Ziyaret ettiği çok sayıdaki "merdiven altı" atölyelerin hemen hepsinde daha ucuz işgücü olarak Suriyeli ve Afgan işçi çalıştırıldığı gözlemini de paylaşan Ayata, tartışmanın istihdam ve kaynak dağılımı konusunda, "Bütün göçlerde olan bir konu burada da işliyor. Daima yeni gelen gruplar, eski gruplarla ekonomik kaynaklar açısından rekabet içinde olurlar. Suriyelilerin ve göçmenlerin istihdam edildiği yerler Türkiye'deki en vasıfsız işgücünün de istihdam edildiği alanlar" dedi.
Sencer Ayata, Suriyelilerin Türkiye'deki dağılımının eşit olmadığını, Doğu'ya ve Karadeniz'e göçün çok daha zayıf gözlendiğini anlatırken yoğunlaşma olan bölgelerde ayrışmanın hakim olduğu bir toplumsal yapı olduğunu kaydetti; çocuk işçiler dahil göçmenlerin tarım işçisi olarak ulaştığı hacme işaret etti ve "ücretlerin aşağı çekilmesinden Türkiye'nin vasıfsız işgücünün rahatsız olacağını" dile getirdi. Prof. Ayata, Türkiye'den göçe de değinirken "Bizde eğitimli kesimlerin gözü tamamen dışarıda. Vasıflı işgücünde dışarıya gitme çabası var ve gidiyorlar da. Vasıflı işgücünü tutamayan Türkiye, daha vasıfsız bir işgücü alıyor" tespitini yaptı.
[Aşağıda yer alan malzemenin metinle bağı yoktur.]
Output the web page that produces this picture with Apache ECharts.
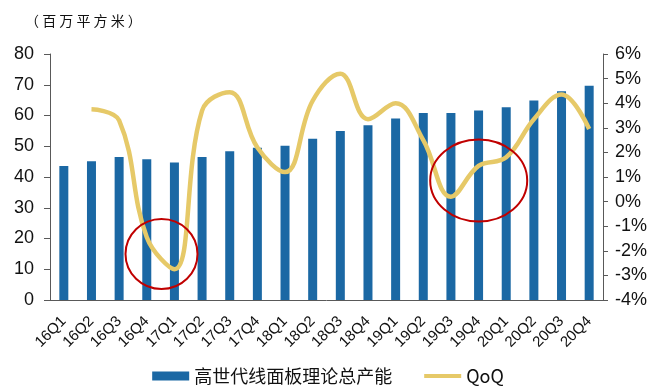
<!DOCTYPE html>
<html><head><meta charset="utf-8">
<script src="https://cdn.jsdelivr.net/npm/echarts@6/dist/echarts.min.js"></script>
<style>html,body{margin:0;padding:0;background:#fff}#c{width:656px;height:392px}</style>
</head><body><div id="c"></div>
<script>
var categories = ['16Q1','16Q2','16Q3','16Q4','17Q1','17Q2','17Q3','17Q4','18Q1','18Q2','18Q3','18Q4','19Q1','19Q2','19Q3','19Q4','20Q1','20Q2','20Q3','20Q4'];
var capacity = [43.6,45.1,46.5,45.8,44.7,46.5,48.4,49.5,50.2,52.4,55.0,56.8,59.0,60.8,60.8,61.6,62.7,64.9,67.9,69.7];
var qoq = ['-',3.75,3.3,-1.45,-2.75,3.7,4.45,2.2,1.2,4.1,5.2,3.35,4.0,2.5,0.2,1.45,1.8,3.35,4.35,2.95];
var leftTicks = {min:0, max:80, interval:10};
var rightTicks = {min:-4, max:6, interval:1};
var unitLabel = '（ 百 万 平 方 米 ）';
var barName = '高世代线面板理论总产能';
var lineName = 'QoQ';

var chart = echarts.init(document.getElementById('c'), null, {renderer:'canvas'});
var axisCol = '#595959';
var latin = '"Liberation Sans", Arial, sans-serif';
var cjk = '"Noto Sans CJK SC", sans-serif';
chart.setOption({
  animation:false,
  title:{text:unitLabel, left:20, top:9, textStyle:{fontFamily:cjk, fontSize:14, fontWeight:'normal', color:'#111'}},
  grid:{left:50, right:53, top:54, bottom:92, containLabel:false},
  legend:{bottom:2, left:'center', itemWidth:37, itemHeight:9, itemGap:32,
    textStyle:{fontFamily:cjk, fontSize:18, color:'#111'},
    data:[{name:barName, icon:'rect'},
          {name:lineName, icon:'path://M0,0 M37,9 M0,2.6 L37,2.6 L37,6.4 L0,6.4 Z'}]},
  xAxis:{type:'category', data:categories, boundaryGap:true,
    axisLine:{lineStyle:{color:axisCol, width:1}},
    axisTick:{alignWithLabel:false, length:5, lineStyle:{color:axisCol}},
    axisLabel:{rotate:45, margin:19, fontFamily:latin, fontSize:15, color:'#111', interval:0}},
  yAxis:[
    {type:'value', min:leftTicks.min, max:leftTicks.max, interval:leftTicks.interval, position:'left',
      splitLine:{show:false},
      axisLine:{show:true, lineStyle:{color:axisCol}},
      axisTick:{show:true, length:6, lineStyle:{color:axisCol}},
      axisLabel:{margin:16, fontFamily:latin, fontSize:18, color:'#111'}},
    {type:'value', min:rightTicks.min, max:rightTicks.max, interval:rightTicks.interval, position:'right',
      splitLine:{show:false},
      axisLine:{show:true, lineStyle:{color:axisCol}},
      axisTick:{show:true, length:5, lineStyle:{color:axisCol}},
      axisLabel:{margin:12, formatter:'{value}%', fontFamily:latin, fontSize:18, color:'#111'}}
  ],
  series:[
    {name:barName, type:'bar', data:capacity, barWidth:9, yAxisIndex:0,
      itemStyle:{color:'#1B68A4'}},
    {name:lineName, type:'line', data:qoq, yAxisIndex:1, smooth:0.4, symbol:'none',
      lineStyle:{color:'#E6C968', width:4.5}, itemStyle:{color:'#E6C968'}, z:3}
  ],
  graphic:[
    {type:'ellipse', shape:{cx:161.5, cy:254, rx:36, ry:35}, style:{fill:'none', stroke:'#C00000', lineWidth:2}, z:10},
    {type:'ellipse', shape:{cx:478.7, cy:180.5, rx:48.5, ry:41}, style:{fill:'none', stroke:'#C00000', lineWidth:2}, z:10}
  ]
});
</script></body></html>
"Bir yandan da eğitimli ve girişimci bir Suriyeli kesim de çıkıyor" diyen Ayata, "Bir de bu işin içinde sosyolojik olgular var. Önemli ölçüde, bu nüfusun burada çok da gidici olmadığını gösteriyor. Kendi arzularının da, toplumla ilişkilerinin de böyle olduğu görülüyor. Sorun son derece karmaşık" görüşünü dile getirdi. Göçmenlik olgusu ve geri dönüş eğilimleri açısından 10 yılın kritik olduğunu kaydeden Ayata, "mevcut Suriyeli göçmen nüfus içindeki yaklaşık 1 milyon kişinin "Suriye'ye dair hiçbir şey bilmediği ve hatırlamadığı" bilgisini paylaştı.
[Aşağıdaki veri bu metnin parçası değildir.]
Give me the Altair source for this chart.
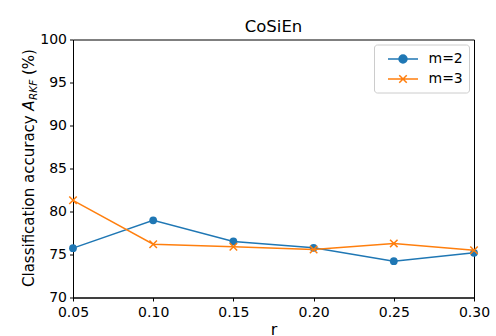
import altair as alt
import pandas as pd

# ---- data ----
r_values = [0.05, 0.10, 0.15, 0.20, 0.25, 0.30]
acc_m2 = [75.74, 78.97, 76.52, 75.78, 74.22, 75.20]
acc_m3 = [81.30, 76.20, 75.90, 75.58, 76.29, 75.50]
series_names = ["m=2", "m=3"]
x_ticks = [0.05, 0.10, 0.15, 0.20, 0.25, 0.30]
y_ticks = [70, 75, 80, 85, 90, 95, 100]
title_text = ["CoSiEn"]
xlabel_text = "r"
ylabel_parts = ["Classification accuracy", "A", "RKF", "(%)"]

colors = ["#1f77b4", "#ff7f0e"]
FONT = "DejaVu Sans"

df = pd.DataFrame({
    "r": r_values * 2,
    "acc": acc_m2 + acc_m3,
    "series": [series_names[0]] * len(r_values) + [series_names[1]] * len(r_values),
})
df_label = pd.DataFrame({"part": ylabel_parts, "idx": list(range(len(ylabel_parts)))})
df_title = pd.DataFrame({"t": title_text})

x_enc = alt.X(
    "r:Q",
    scale=alt.Scale(domain=[0.05, 0.30], nice=False, zero=False),
    axis=alt.Axis(values=x_ticks, format=".2f", title=xlabel_text, labelFlush=False,
                  titleY=37, titleBaseline="alphabetic", labelPadding=4),
)
y_enc = alt.Y(
    "acc:Q",
    scale=alt.Scale(domain=[70, 100], nice=False, zero=False),
    axis=alt.Axis(values=y_ticks, format="d", title=None, labelPadding=3, labelFlush=False),
)

x_path = "M-1,-1L1,1M-1,1L1,-1"
leg_circle = "M-2,0H2M-0.53,0A0.53,0.53,0,1,1,0.53,0A0.53,0.53,0,1,1,-0.53,0Z"
leg_x = "M-2,0H2M-0.5,-0.5L0.5,0.5M-0.5,0.5L0.5,-0.5"

base = alt.Chart(df).encode(x=x_enc, y=y_enc)

line_m2 = base.transform_filter(alt.datum.series == series_names[0]).mark_line(
    strokeWidth=1.5, color=colors[0])
pts_m2 = base.transform_filter(alt.datum.series == series_names[0]).mark_point(
    shape="circle", filled=True, size=60, opacity=1, color=colors[0])
line_m3 = base.transform_filter(alt.datum.series == series_names[1]).mark_line(
    strokeWidth=1.5, color=colors[1])
pts_m3 = base.transform_filter(alt.datum.series == series_names[1]).mark_point(
    shape=x_path, filled=False, size=56, opacity=1, strokeWidth=1.5, color=colors[1])

leg_scale_c = alt.Scale(domain=series_names, range=colors)
legend_layer = base.mark_point(opacity=0).encode(
    fill=alt.Fill("series:N", scale=leg_scale_c, legend=alt.Legend(title=None)),
    stroke=alt.Stroke("series:N", scale=leg_scale_c, legend=alt.Legend(title=None)),
    shape=alt.Shape("series:N", scale=alt.Scale(domain=series_names, range=[leg_circle, leg_x]),
                    legend=alt.Legend(title=None)),
)

lab = alt.Chart(df_label)
ylab_main = lab.transform_filter(alt.datum.idx == 0).mark_text(
    angle=270, align="left", baseline="alphabetic", font=FONT, fontSize=15, color="black"
).encode(text="part:N", x=alt.value(-39.5), y=alt.value(247.5))
ylab_A = lab.transform_filter(alt.datum.idx == 1).mark_text(
    angle=270, align="left", baseline="alphabetic", font=FONT, fontSize=15, fontStyle="italic", color="black"
).encode(text="part:N", x=alt.value(-39.5), y=alt.value(71.2))
ylab_sub = lab.transform_filter(alt.datum.idx == 2).mark_text(
    angle=270, align="left", baseline="alphabetic", font=FONT, fontSize=10.5, fontStyle="italic", color="black"
).encode(text="part:N", x=alt.value(-36.5), y=alt.value(60.5))
ylab_pct = lab.transform_filter(alt.datum.idx == 3).mark_text(
    angle=270, align="left", baseline="alphabetic", font=FONT, fontSize=15, color="black"
).encode(text="part:N", x=alt.value(-39.5), y=alt.value(35.5))

title_mark = alt.Chart(df_title).mark_text(
    align="center", baseline="alphabetic", font=FONT, fontSize=16.5, color="black"
).encode(text="t:N", x=alt.value(200.5), y=alt.value(-8))

chart = alt.layer(
    line_m2, pts_m2, line_m3, pts_m3, legend_layer,
    ylab_main, ylab_A, ylab_sub, ylab_pct, title_mark,
).properties(
    width=401, height=258,
    autosize="none",
    padding={"left": 73, "top": 39.5, "right": 22, "bottom": 38.5},
).configure_view(
    stroke="black", strokeWidth=1
).configure_axis(
    domainColor="black", tickColor="black", labelColor="black",
    labelFont=FONT, labelFontSize=14, tickSize=3.5, grid=False,
    domainWidth=1, tickWidth=1,
    titleFont=FONT, titleFontSize=16, titleFontWeight="normal", titleColor="black",
).configure_legend(
    orient="top-right", offset=5, padding=6, fillColor="white", strokeColor="#cccccc",
    cornerRadius=3, symbolSize=225, symbolStrokeWidth=1.5, symbolOffset=14.5,
    labelOffset=17, labelFont=FONT, labelFontSize=14, labelColor="black",
    rowPadding=4, symbolOpacity=1,
)

chart.save("out.html", embed_options={"renderer": "svg", "actions": False})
Bir bölümü çalışan, bir bölümü tamamen yardımla yaşayan, bir bölümü girişimci olan Suriyeli göçmenleri farklılaşmış yönleriyle görmek gerektiğini anlatan Prof. Sencer Ayata, "Bu çok yönlü bir sorun. Bütününü ele almak gerek" dedi. Göçmenleri "stratejik güç' gibi değerlendiren yaklaşımı eleştiren Ayata, "Politikaların tüm bu farklılıkları görmesi lazım. Sosyal olgular dirençlidir. Yani istediğiniz anda ve biçimde değiştiremezsiniz. Kısa orta uzun dönem planları olması gerekiyor" diye konuştu.
Prof. Ayata, iki dönem milletvekili ve Genel Başkan Yardımcısı olarak görev üstlendiği ana muhalefet partisi CHP 'nin pozisyonunu değerlendirirken, "CHP'nin de bu konuda yapması gereken, alternatif Suriye politikası. İnsani ve ahlaki boyutu ön planda olan bir alternatif göçmen politikası ortaya koymalı. Ben CHP'ye bu konuda inanıyorum. Kutuplaştırıcı olmayan tartışmanın çok aydınlatıcı olacağı kanısındayım" görüşünü paylaştı.